- SET TASK -
Scan the following material for the string "that" and copy each line in which it appears.

--- START OF ENTRIES SUPPLIED ---

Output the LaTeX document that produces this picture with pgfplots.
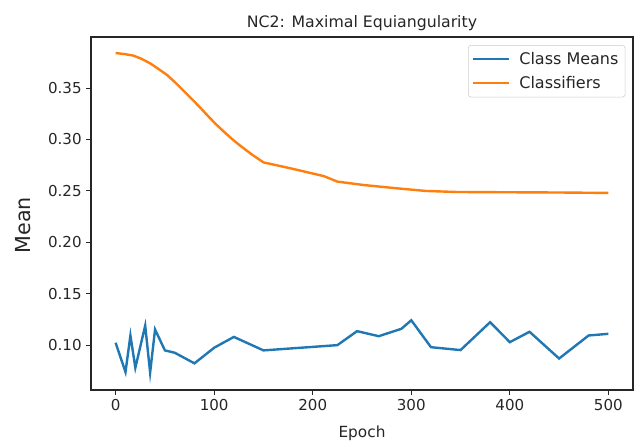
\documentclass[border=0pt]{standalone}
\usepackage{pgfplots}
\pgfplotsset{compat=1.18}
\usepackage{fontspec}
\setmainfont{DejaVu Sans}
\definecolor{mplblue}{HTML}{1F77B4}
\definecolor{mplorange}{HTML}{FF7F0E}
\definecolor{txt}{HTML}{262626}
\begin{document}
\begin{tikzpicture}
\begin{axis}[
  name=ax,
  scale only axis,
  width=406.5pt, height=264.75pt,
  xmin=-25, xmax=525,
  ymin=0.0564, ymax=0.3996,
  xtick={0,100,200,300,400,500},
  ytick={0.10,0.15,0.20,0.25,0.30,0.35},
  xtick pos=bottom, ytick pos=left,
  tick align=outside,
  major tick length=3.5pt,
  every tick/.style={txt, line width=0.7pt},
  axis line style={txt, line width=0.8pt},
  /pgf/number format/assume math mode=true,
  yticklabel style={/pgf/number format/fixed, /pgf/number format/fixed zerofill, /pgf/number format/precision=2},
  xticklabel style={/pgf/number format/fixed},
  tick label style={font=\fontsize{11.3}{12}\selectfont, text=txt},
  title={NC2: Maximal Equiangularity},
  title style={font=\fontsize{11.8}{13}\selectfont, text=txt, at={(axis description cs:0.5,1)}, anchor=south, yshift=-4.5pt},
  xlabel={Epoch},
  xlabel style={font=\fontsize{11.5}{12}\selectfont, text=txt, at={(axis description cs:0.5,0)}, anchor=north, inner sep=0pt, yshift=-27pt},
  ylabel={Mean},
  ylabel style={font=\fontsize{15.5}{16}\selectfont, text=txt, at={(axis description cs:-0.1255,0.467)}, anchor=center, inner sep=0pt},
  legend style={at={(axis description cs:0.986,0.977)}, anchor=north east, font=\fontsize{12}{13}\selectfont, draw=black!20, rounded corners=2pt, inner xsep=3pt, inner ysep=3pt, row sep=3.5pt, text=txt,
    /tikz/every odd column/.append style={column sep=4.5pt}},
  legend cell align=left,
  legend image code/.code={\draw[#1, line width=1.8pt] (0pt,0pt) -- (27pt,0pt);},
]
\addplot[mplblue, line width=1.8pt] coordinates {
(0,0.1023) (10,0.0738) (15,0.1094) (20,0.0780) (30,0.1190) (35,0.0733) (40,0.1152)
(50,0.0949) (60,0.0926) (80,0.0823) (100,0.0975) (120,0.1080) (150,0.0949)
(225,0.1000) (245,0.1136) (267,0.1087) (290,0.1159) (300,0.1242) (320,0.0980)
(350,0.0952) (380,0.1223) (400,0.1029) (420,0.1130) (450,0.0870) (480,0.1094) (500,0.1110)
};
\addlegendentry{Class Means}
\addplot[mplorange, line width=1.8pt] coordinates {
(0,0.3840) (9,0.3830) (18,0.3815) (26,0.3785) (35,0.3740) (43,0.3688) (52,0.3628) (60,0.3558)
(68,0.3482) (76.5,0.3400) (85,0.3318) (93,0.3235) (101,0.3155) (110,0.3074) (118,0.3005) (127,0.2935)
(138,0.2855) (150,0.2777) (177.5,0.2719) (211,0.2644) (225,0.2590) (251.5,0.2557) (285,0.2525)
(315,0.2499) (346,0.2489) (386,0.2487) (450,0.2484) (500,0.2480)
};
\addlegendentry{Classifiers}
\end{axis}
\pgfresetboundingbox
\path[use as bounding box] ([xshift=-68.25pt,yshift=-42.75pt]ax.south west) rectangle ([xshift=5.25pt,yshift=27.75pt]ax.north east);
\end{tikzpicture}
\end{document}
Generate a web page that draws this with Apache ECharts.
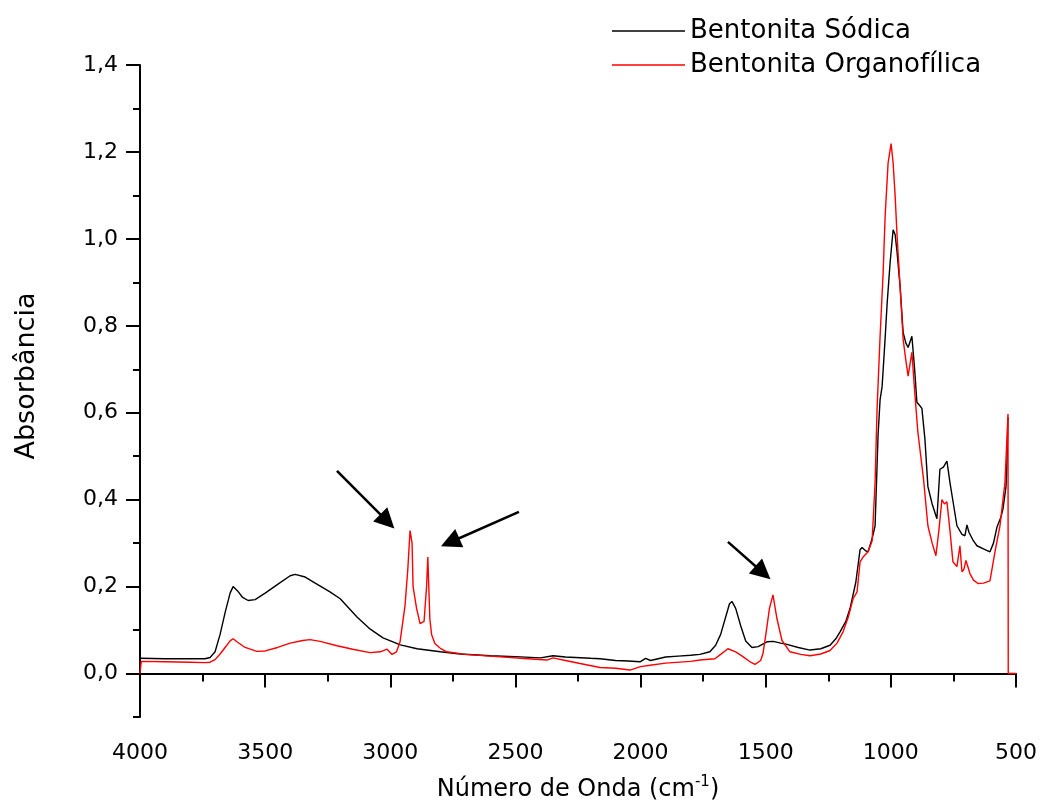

--- END OF ENTRIES SUPPLIED ---

- RESPONSE TO THIS TASK -
Output the LaTeX document that produces this picture with pgfplots.
Generate a web page that draws this with Apache ECharts.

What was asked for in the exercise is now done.